Ivan Sache, 24 April 2012
image located by Ivan Sache, 8 June 2012
Quoting Jane's "Life
on Planet Baby" blog, 20 February 2011:
This venerable Regatta has been held there every year since 1838 (except for 1967 when the infamous bushfires ravaged Hobart). Given Tasmania (then the colony of Van Diemen's Land) was only settled in 1803, 'the Regatta', as the locals call it, has been an institution from the early days of British settlement. Started by the then Governor of Tasmania, Sir John Franklin, both as a free exhibition of aquatic competitions and displays and relaxation for the citizens, it is the oldest Australian public holiday. A three day event, it is still free. It even lays claim to being 'the largest aquatic festival in the Southern Hemisphere'. And how we 'southerners' cherish it (the 'northerners' of this fair island don't get the holiday - they instead have Recreation Day in November!). There are races for rowing [...] keelboats [...], power boats, jet skis, dragon boats [...], outrigger canoes, swimming (including the prestigious 1.6 km Trans-Derwent swim) and a fishing competition.

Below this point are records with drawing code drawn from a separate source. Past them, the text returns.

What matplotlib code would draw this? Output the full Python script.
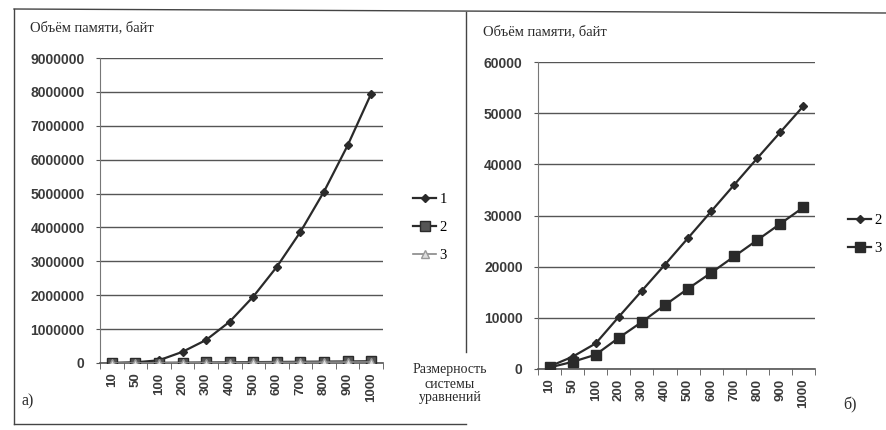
import matplotlib
matplotlib.use("Agg")
import matplotlib.pyplot as plt
from matplotlib.lines import Line2D

categories = ["10", "50", "100", "200", "300", "400", "500", "600", "700", "800", "900", "1000"]
series1 = [800, 20000, 80000, 330000, 680000, 1220000, 1960000, 2840000, 3870000, 5060000, 6420000, 7950000]
series2 = [500, 2400, 5000, 10200, 15300, 20400, 25600, 30800, 36000, 41200, 46300, 51400]
series3 = [300, 1400, 2800, 6100, 9200, 12500, 15700, 18800, 22000, 25200, 28400, 31600]
yticks_left = [0, 1000000, 2000000, 3000000, 4000000, 5000000, 6000000, 7000000, 8000000, 9000000]
yticks_right = [0, 10000, 20000, 30000, 40000, 50000, 60000]

W, H = 886, 430
fig = plt.figure(figsize=(W / 100, H / 100), dpi=100)
fig.patch.set_facecolor("white")

ink = "#2a2a2a"
grid = "#555555"
sans = ["Liberation Sans", "DejaVu Sans"]
serif = ["Liberation Serif", "DejaVu Serif"]

def fx(px):
    return px / W

def fy(py):
    return 1 - py / H

def setup(ax, yticks):
    x = list(range(len(categories)))
    ax.set_xlim(-0.5, len(categories) - 0.5)
    ax.set_ylim(yticks[0], yticks[-1])
    ax.set_yticks(yticks)
    ax.set_yticklabels([str(v) for v in yticks], fontsize=10, fontweight="bold",
                       color="#3a3a3a", family=sans)
    ax.set_xticks(x)
    ax.set_xticklabels(categories, rotation=90, fontsize=9.5, fontweight="bold",
                       color="#3a3a3a", family=sans)
    ax.set_xticks([i - 0.5 for i in range(len(categories) + 1)], minor=True)
    ax.tick_params(axis="x", which="major", length=0, pad=7)
    ax.tick_params(axis="x", which="minor", length=4, color=grid, direction="out")
    ax.tick_params(axis="y", length=3, color=grid, pad=8)
    ax.grid(axis="y", color=grid, linewidth=1.0)
    ax.set_axisbelow(True)
    for s in ["top", "right"]:
        ax.spines[s].set_visible(False)
    ax.spines["left"].set_color("#777777")
    ax.spines["bottom"].set_color(grid)
    ax.spines["bottom"].set_linewidth(1.2)
    return x

# Left panel
axl = fig.add_axes([fx(100), fy(363), fx(383 - 100), (363 - 58) / H])
x = setup(axl, yticks_left)
axl.plot(x, series1, color=ink, lw=1.6, marker="D", ms=4.5, mfc=ink, mec=ink, label="1", zorder=3)
axl.plot(x, series2, color=ink, lw=1.6, marker="s", ms=7, mfc="#555555", mec=ink, label="2", zorder=3)
axl.plot(x, series3, color="#888888", lw=1.2, marker="^", ms=5.5, mfc="#dddddd", mec="#999999", label="3", zorder=4)
axl.legend(loc="upper left", bbox_to_anchor=(fx(400), fy(180)), bbox_transform=fig.transFigure,
           frameon=False, handlelength=1.6, labelspacing=1.0, handletextpad=0.2,
           prop={"family": serif, "size": 10.5})

# Right panel
axr = fig.add_axes([fx(538), fy(369), fx(815 - 538), (369 - 62) / H])
x = setup(axr, yticks_right)
axr.plot(x, series2, color=ink, lw=1.6, marker="D", ms=4.5, mfc=ink, mec=ink, label="2", zorder=3)
axr.plot(x, series3, color=ink, lw=1.6, marker="s", ms=7.5, mfc=ink, mec=ink, label="3", zorder=3)
axr.legend(loc="upper left", bbox_to_anchor=(fx(835), fy(201)), bbox_transform=fig.transFigure,
           frameon=False, handlelength=1.6, labelspacing=1.0, handletextpad=0.2,
           prop={"family": serif, "size": 10.5})

# Texts
fig.text(fx(30), fy(28), "Объём памяти, байт", family=serif, fontsize=10.5, color=ink, va="center")
fig.text(fx(483), fy(32), "Объём памяти, байт", family=serif, fontsize=10.5, color=ink, va="center")
fig.text(fx(450), fy(384), "Размерность\nсистемы\nуравнений", family=serif, fontsize=10,
         color=ink, ha="center", va="center", linespacing=1.1)
fig.text(fx(22), fy(401), "а)", family=serif, fontsize=11.5, color=ink, va="center")
fig.text(fx(843), fy(405), "б)", family=serif, fontsize=11.5, color=ink, va="center")

# Frame lines
frame = dict(color="#444444", lw=1.0, transform=fig.transFigure)
fig.add_artist(Line2D([fx(14), fx(886)], [fy(9), fy(13)], **frame))
fig.add_artist(Line2D([fx(14), fx(14)], [fy(9), fy(424)], **frame))
fig.add_artist(Line2D([fx(14), fx(466)], [fy(424), fy(424)], **frame))
fig.add_artist(Line2D([fx(466), fx(466)], [fy(12), fy(352)], **frame))

fig.savefig("out.png", dpi=100, facecolor="white")
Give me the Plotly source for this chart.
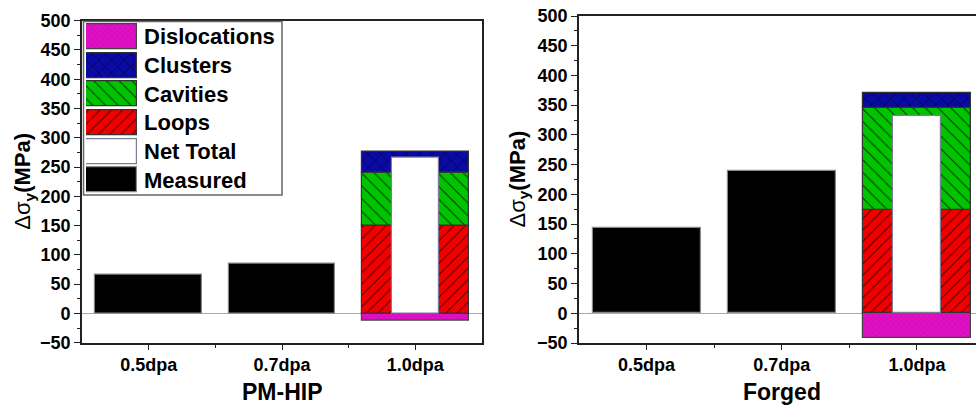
import plotly.graph_objects as go

# ---------------- data ----------------
categories = ["0.5dpa", "0.7dpa", "1.0dpa"]

# PM-HIP panel
pm_measured = [67, 85]            # 0.5dpa, 0.7dpa
pm_loops = 150
pm_cavities = 90
pm_clusters = 37
pm_dislocations = -13
pm_net_total = 266

# Forged panel
fg_measured = [144, 240]
fg_loops = 174
fg_cavities = 171
fg_clusters = 25
fg_dislocations = -41
fg_net_total = 332

panel_titles = ["PM-HIP", "Forged"]
y_title = "<span style='font-weight:normal'>Δσ</span><sub>y</sub>(MPa)"
legend_labels = ["Dislocations", "Clusters", "Cavities", "Loops", "Net Total", "Measured"]

# ---------------- styles ----------------
W, H = 976, 407
FONT = "Arial, Liberation Sans, sans-serif"

styles = {
    "Dislocations": dict(color="#E010C4", pattern=dict(shape="x", size=4, solidity=0.12,
                                                      fgcolor="#400040", fgopacity=0.35)),
    "Clusters": dict(color="#0A0AA6", pattern=dict(shape="x", size=9, solidity=0.12,
                                                  fgcolor="black", fgopacity=0.8)),
    "Cavities": dict(color="#00C400", pattern=dict(shape="\\", size=9, solidity=0.12,
                                                  fgcolor="black", fgopacity=0.7)),
    "Loops": dict(color="#F20000", pattern=dict(shape="/", size=8, solidity=0.12,
                                               fgcolor="black", fgopacity=0.7)),
    "Net Total": dict(color="white", pattern=None),
    "Measured": dict(color="black", pattern=None),
}
outline = {"Dislocations": "#444", "Clusters": "#333", "Cavities": "#333", "Loops": "#333",
           "Net Total": "#7a7f95", "Measured": "#888"}


def marker_for(name):
    s = styles[name]
    m = dict(color=s["color"], line=dict(color=outline[name], width=1.2))
    if s["pattern"] is not None:
        p = dict(s["pattern"])
        p["bgcolor"] = s["color"]
        m["pattern"] = p
    return m


fig = go.Figure()

idx = list(range(len(categories)))

panels = [
    dict(measured=pm_measured, loops=pm_loops, cav=pm_cavities, clu=pm_clusters,
         dis=pm_dislocations, net=pm_net_total, xa="x", ya="y"),
    dict(measured=fg_measured, loops=fg_loops, cav=fg_cavities, clu=fg_clusters,
         dis=fg_dislocations, net=fg_net_total, xa="x2", ya="y2"),
]

for p in panels:
    fig.add_trace(go.Bar(x=idx[:len(p["measured"])], y=p["measured"], width=0.8,
                         marker=marker_for("Measured"), xaxis=p["xa"], yaxis=p["ya"],
                         showlegend=False))
    xc = [idx[2]]
    fig.add_trace(go.Bar(x=xc, y=[p["dis"]], base=[0], width=0.8,
                         marker=marker_for("Dislocations"), xaxis=p["xa"], yaxis=p["ya"],
                         showlegend=False))
    fig.add_trace(go.Bar(x=xc, y=[p["loops"]], base=[0], width=0.8,
                         marker=marker_for("Loops"), xaxis=p["xa"], yaxis=p["ya"],
                         showlegend=False))
    fig.add_trace(go.Bar(x=xc, y=[p["cav"]], base=[p["loops"]], width=0.8,
                         marker=marker_for("Cavities"), xaxis=p["xa"], yaxis=p["ya"],
                         showlegend=False))
    fig.add_trace(go.Bar(x=xc, y=[p["clu"]], base=[p["loops"] + p["cav"]], width=0.8,
                         marker=marker_for("Clusters"), xaxis=p["xa"], yaxis=p["ya"],
                         showlegend=False))
    fig.add_trace(go.Bar(x=xc, y=[p["net"]], base=[0], width=0.35,
                         marker=marker_for("Net Total"), xaxis=p["xa"], yaxis=p["ya"],
                         showlegend=False))

# legend swatches drawn as bars on an auxiliary axis
for name in legend_labels:
    fig.add_trace(go.Bar(y=[name], x=[1], orientation="h", width=0.87, base=[0],
                         marker=marker_for(name), xaxis="x3", yaxis="y3",
                         showlegend=False, hoverinfo="skip"))


def px_x(v):
    return v / W


def px_y(v):
    return (H - v) / H


axis_common = dict(showline=True, linecolor="#222", linewidth=1.6, ticks="outside",
                   tickcolor="#222", tickwidth=1.3, showgrid=False, automargin=False,
                   tickfont=dict(family=FONT, size=18, color="black", weight="bold"))

xcommon = dict(axis_common, tickmode="array", tickvals=idx, ticktext=categories, ticklen=5,
               minor=dict(tickvals=[0.5, 1.5], ticklen=3, ticks="outside", tickcolor="#222"),
               zeroline=False, mirror=True)
xcommon["tickfont"] = dict(family=FONT, size=18, color="black", weight="bold")

ycommon = dict(axis_common, range=[-50, 500], dtick=50, tick0=0, ticklen=6,
               minor=dict(dtick=25, ticklen=3, ticks="outside", tickcolor="#222"),
               zeroline=True, zerolinecolor="#aaaaaa", zerolinewidth=1)

fig.update_layout(
    template="none",
    width=W, height=H,
    margin=dict(l=0, r=0, t=0, b=0, pad=0),
    paper_bgcolor="white", plot_bgcolor="rgba(0,0,0,0)",
    barmode="overlay", bargap=0,
    showlegend=False,
    xaxis=dict(xcommon, domain=[px_x(82), px_x(482)], range=[-0.5, 2.5], anchor="y"),
    yaxis=dict(ycommon, domain=[px_y(342.7), px_y(20.7)], anchor="x", mirror=True),
    xaxis2=dict(xcommon, domain=[px_x(579), 1.0], range=[-0.5, 2.437], anchor="y2"),
    yaxis2=dict(ycommon, domain=[px_y(343), px_y(16)], anchor="x2", mirror=False),
    xaxis3=dict(domain=[px_x(86), px_x(137)], range=[0, 1], visible=False, anchor="y3",
                fixedrange=True, automargin=False),
    yaxis3=dict(domain=[px_y(194.35), px_y(22.15)], anchor="x3", side="right",
                categoryorder="array", categoryarray=legend_labels, automargin=False,
                range=[len(legend_labels) - 0.5, -0.5], showline=False, ticks="",
                showgrid=False, zeroline=False, ticklabelstandoff=6,
                tickfont=dict(family=FONT, size=22, color="black", weight="bold")),
)

# legend border
fig.add_shape(type="rect", xref="paper", yref="paper",
              x0=px_x(83.5), x1=px_x(282), y0=px_y(195), y1=px_y(21.5),
              line=dict(color="#666", width=1.5), fillcolor="rgba(0,0,0,0)")

# axis titles
title_font = dict(family=FONT, size=22, color="black", weight="bold")
fig.add_annotation(text=y_title, xref="paper", yref="paper", x=px_x(24), y=px_y(181.7),
                   textangle=-90, showarrow=False, font=title_font,
                   xanchor="center", yanchor="middle")
fig.add_annotation(text=y_title, xref="paper", yref="paper", x=px_x(519), y=px_y(179.5),
                   textangle=-90, showarrow=False, font=title_font,
                   xanchor="center", yanchor="middle")
panel_font = dict(family=FONT, size=23, color="black", weight="bold")
fig.add_annotation(text=panel_titles[0], xref="paper", yref="paper", x=px_x(282), y=px_y(392),
                   showarrow=False, font=panel_font, xanchor="center", yanchor="middle")
fig.add_annotation(text=panel_titles[1], xref="paper", yref="paper", x=px_x(782), y=px_y(392),
                   showarrow=False, font=panel_font, xanchor="center", yanchor="middle")

fig.write_html("out.html",
               config={"displayModeBar": False},
               post_script="document.body.style.margin='0px';"
                           "document.body.style.overflow='hidden';")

The blog features a photo of the flag of the Royal Hobart Regatta Association, which is white, quartered by a red cross, in the middle, the association's emblem, in the respective quarters the red letters "R", "H", "R", and "A".
http://www.sail-world.com/index.cfm?Nid=93871&refre=y&ntid=0&rid=8 - another photo of the flag
The emblem of the Royal Hobart Regatta Association is made of the red letters "RHRA" surmounted by a crown, surrounded by two vertically divided white-red-white pennants crossed per saltire under branches of oak and of ?, all over a red scroll inscribed "EST. 1838" in black letters.
http://www.royalhobartregatta.com/Program.pdf (no longer available
On the flag, the crown appears in a different patterns and the scroll is omitted.